When I climbed the steps and ran to transition, my hubby Mark missed me completely, as he was still looking in the water at the position within the pack that he expected me to be in!


approaching T2

After a short stretch across the bridge and along the river, the bike course went up 9.5km all the way to a turn point. The hill was undulating in gradient with some stretches steeper than others, the steepest stretch being the last climb to the turn point. A 9.5km hill was not something I had factored into my planning though, and I found it tough to keep the heart rate where it should have been. It was hard to judge effort without going too hard on the way up; I didn’t want to burn myself out for later, regardless of the fast decent back to transition. I felt like I lost some, gained some on the way up the hill, I had no idea on placing implications at this stage, but as my power to weight ratio is not as good as some, I completely expected to not do as well as I usually do (compared to my peers) on this bike course. On my descent down the hill I unexpectedly passed Kim Ingleby and Alison Hollett (the latter of which is a GB athlete in my age group), so felt a little more positive as I arrived back at transition – my flying dismount held up by a 70+ athlete carefully climbing off his bike at the dismount line!


just starting the run

I did not know at all how my knee would hold up. There was also a nasty steep long hill on the lap too, which I had to complete twice. All the numerous briefings on the ever changing run course were still not accurate and as I completed my first lap of the run course, I discovered that the pre race team manager’s briefing from this morning as to the correct route was wrong, and the Spanish had in fact changed it yet again. I tried to focus on the run only and stay in the zone, however the hill was tough, and I was very appreciative of the paratriathletes at the top of it, who on lap 1 called my surname in encouragement, and on lap 2 called my first name! I also would like to thank the GB guy at the top of the other small hill on the route for his encouragement too. It does help, and I do hear all the crowds shouting and encouraging you! The fact that I did not read the start list was to be my downfall though, because as I ran up the incredibly step ramp into the stadium for the last time, a GB ‘Harrison’ was just in front. There must have been literally 200-300m to go, and had I known that she, 7 seconds in front, was in my age group, I would have chased her down for a sprint finish to get 11th place.

finish, complete with compulsory big flag!

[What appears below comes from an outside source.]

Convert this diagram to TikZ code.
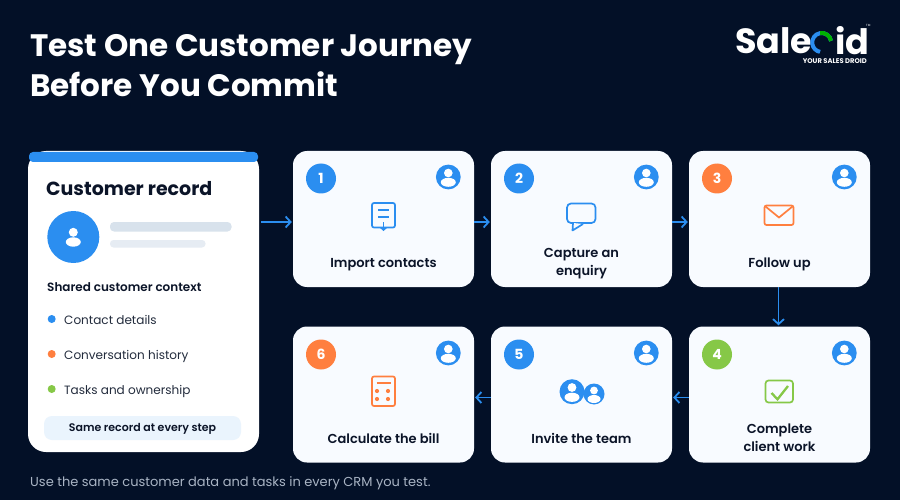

As it is, can I say I did the best I could given the conditions presented to me? I think I can say I did. It was hot, more hilly than I expected and with such a recent injury it was never going to be a PB. I constantly expected Alison Hollett to come back past me at some point on the run, but she didn’t. Ok, I was hoping for top 10. Could I have managed it? No, I doubt it. I perhaps could have managed 11th but 10th was 4 minutes further down the road. Could I have managed 10th without the injury? Who knows, we will never know. But I did the best that I could, the knee behaved and I was 12th, a placing improvement of 13 places from last year at Athlone, which I ran (injured!) and was last in my age group!

I am impressed I managed to rehab the knee from unable to walk 10 days ago, to a reasonable result at the European championships that I can still be proud of, despite injury. Yes, there is still plenty more to come!

  • Swim position put me ahead of many people I did not expect to be ahead of!
  • At the end of the bike I was still ahead of plenty of key people I did not expect to be ahead of!
  • I enjoyed the race, and can say I did my best, and am not disappointed despite the recent knee injury
  • I was able to confidently say pre-race for the first time that I would not be last and would not be last GB athlete in the age group, and I wasn’t!

Areas to improve on
  • Lean weight could be better
  • Run: need to now work on focussing on tolerating high pain for longer. I think I perhaps wimp out and back off too much, judging by watching how much others including the elites push themselves.
  • Never assume anything!! Chase everyone, regardless of how old I think they are, they COULD be in my age group!